Ainsi, M. Durand, par ailleurs remarquable éditeur, affirme que, finalement, le groupe Hachette contrôlera à hauteur de 25 % ou de 26 % le secteur de l’édition. C’est faux ! Le pourcentage sera au moins de 40 %, et on ne nous précise pas qu’Hachette assurera 80 % de la distribution ! Cela est si vrai que tous les libraires ont reçu une lettre d’Hachette sur le thème : « on est beaux, on est gentils, soyez contents » ! Mais ces libraires ont une expérience de la diffusion par Hachette ; un risque existe.

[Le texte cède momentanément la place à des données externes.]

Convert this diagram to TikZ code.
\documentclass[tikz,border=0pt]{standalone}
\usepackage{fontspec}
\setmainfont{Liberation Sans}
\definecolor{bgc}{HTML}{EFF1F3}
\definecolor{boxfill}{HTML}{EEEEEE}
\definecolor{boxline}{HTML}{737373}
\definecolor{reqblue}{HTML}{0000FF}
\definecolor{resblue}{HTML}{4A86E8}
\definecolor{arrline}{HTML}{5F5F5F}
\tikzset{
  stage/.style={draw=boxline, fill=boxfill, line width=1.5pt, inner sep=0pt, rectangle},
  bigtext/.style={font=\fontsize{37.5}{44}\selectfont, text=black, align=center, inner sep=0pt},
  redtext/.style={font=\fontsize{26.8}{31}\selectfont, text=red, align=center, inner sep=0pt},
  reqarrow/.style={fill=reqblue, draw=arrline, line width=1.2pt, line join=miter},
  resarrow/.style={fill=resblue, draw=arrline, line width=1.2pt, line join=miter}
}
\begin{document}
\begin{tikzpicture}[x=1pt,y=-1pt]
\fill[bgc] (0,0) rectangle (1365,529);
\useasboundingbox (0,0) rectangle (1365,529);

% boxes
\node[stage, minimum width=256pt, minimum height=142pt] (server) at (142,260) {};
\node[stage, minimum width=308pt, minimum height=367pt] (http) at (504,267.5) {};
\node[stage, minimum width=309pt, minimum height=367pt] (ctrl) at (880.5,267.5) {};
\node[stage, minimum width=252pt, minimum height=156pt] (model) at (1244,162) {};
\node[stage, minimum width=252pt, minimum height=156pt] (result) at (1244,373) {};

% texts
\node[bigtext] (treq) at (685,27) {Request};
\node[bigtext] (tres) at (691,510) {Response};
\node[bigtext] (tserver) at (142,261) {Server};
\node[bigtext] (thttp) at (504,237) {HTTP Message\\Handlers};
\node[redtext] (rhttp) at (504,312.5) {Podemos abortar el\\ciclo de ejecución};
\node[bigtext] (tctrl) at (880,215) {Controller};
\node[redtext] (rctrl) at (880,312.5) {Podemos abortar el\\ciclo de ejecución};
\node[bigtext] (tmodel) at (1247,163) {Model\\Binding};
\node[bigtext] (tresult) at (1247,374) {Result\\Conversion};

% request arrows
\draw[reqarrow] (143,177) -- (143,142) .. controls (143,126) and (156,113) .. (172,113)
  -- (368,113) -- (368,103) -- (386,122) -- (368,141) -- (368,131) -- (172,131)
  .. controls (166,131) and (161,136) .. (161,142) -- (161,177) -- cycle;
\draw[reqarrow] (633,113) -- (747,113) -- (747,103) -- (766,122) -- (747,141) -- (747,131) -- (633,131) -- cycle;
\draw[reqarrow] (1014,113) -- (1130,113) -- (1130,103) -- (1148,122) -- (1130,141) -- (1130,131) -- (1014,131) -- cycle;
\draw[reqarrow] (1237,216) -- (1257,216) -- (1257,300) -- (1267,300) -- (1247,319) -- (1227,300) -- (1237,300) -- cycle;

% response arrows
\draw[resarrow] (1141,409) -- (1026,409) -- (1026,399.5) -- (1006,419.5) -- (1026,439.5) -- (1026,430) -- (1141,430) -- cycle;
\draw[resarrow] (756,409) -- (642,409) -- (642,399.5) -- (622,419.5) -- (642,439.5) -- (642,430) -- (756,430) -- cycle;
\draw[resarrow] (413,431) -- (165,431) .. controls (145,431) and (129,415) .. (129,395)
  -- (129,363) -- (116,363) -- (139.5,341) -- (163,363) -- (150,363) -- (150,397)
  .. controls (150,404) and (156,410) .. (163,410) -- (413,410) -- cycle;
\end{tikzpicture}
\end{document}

En troisième lieu, un article d’un monsieur que je ne connais pas mais que je vais rencontrer, Pierre Cohen-Tanugi, a paru dans Le Monde. Il évoque l’avenir du livre et propose : « faisons un rêve ». Puisque l’Etat intervient dans certaines ventes aux enchères au nom de l’intérêt général, ne pourrait-on invoquer un droit de préemption dans cette affaire ? Je ne relirai pas son argumentation, car ce serait trop long, mais il ajoute qu’il ne s’agirait pas du tout, pour l’Etat, de créer un domaine public particulier, mais d’assumer ses responsabilités. En matière d’achat des livres scolaires, l’argent provient bien, pour une grande part, des collectivités publiques ! De même, presque toutes les villes de France achètent des dictionnaires pour les remettre aux enfants en guise de prix.
Certes, je sais qu’il est difficile de trancher. Des débats se tiennent au sein des syndicats, chez les éditeurs, dans la presse, mais il serait judicieux, à mon sens, que M. le ministre de la culture organise une table ronde au ministère sur l’état actuel de l’édition française.
Mme Danièle Pourtaud. Très bien !
M. Jack Ralite. Un tel échange de vues, mené dans l’esprit qui anime notre débat d’aujourd’hui, permettrait de faire un pas en avant. Nombre d’inquiétudes seraient alors légitimement apaisées ! Un débat « à la messier » serait le bienvenu : non pas « à la Messier J6M.com », mais « à la messier » selon la définition du Robert, pour lequel le messier est le « gardien des moissons, des récoltes », c’est-à-dire, en l’occurrence, du pluralisme de l’édition française.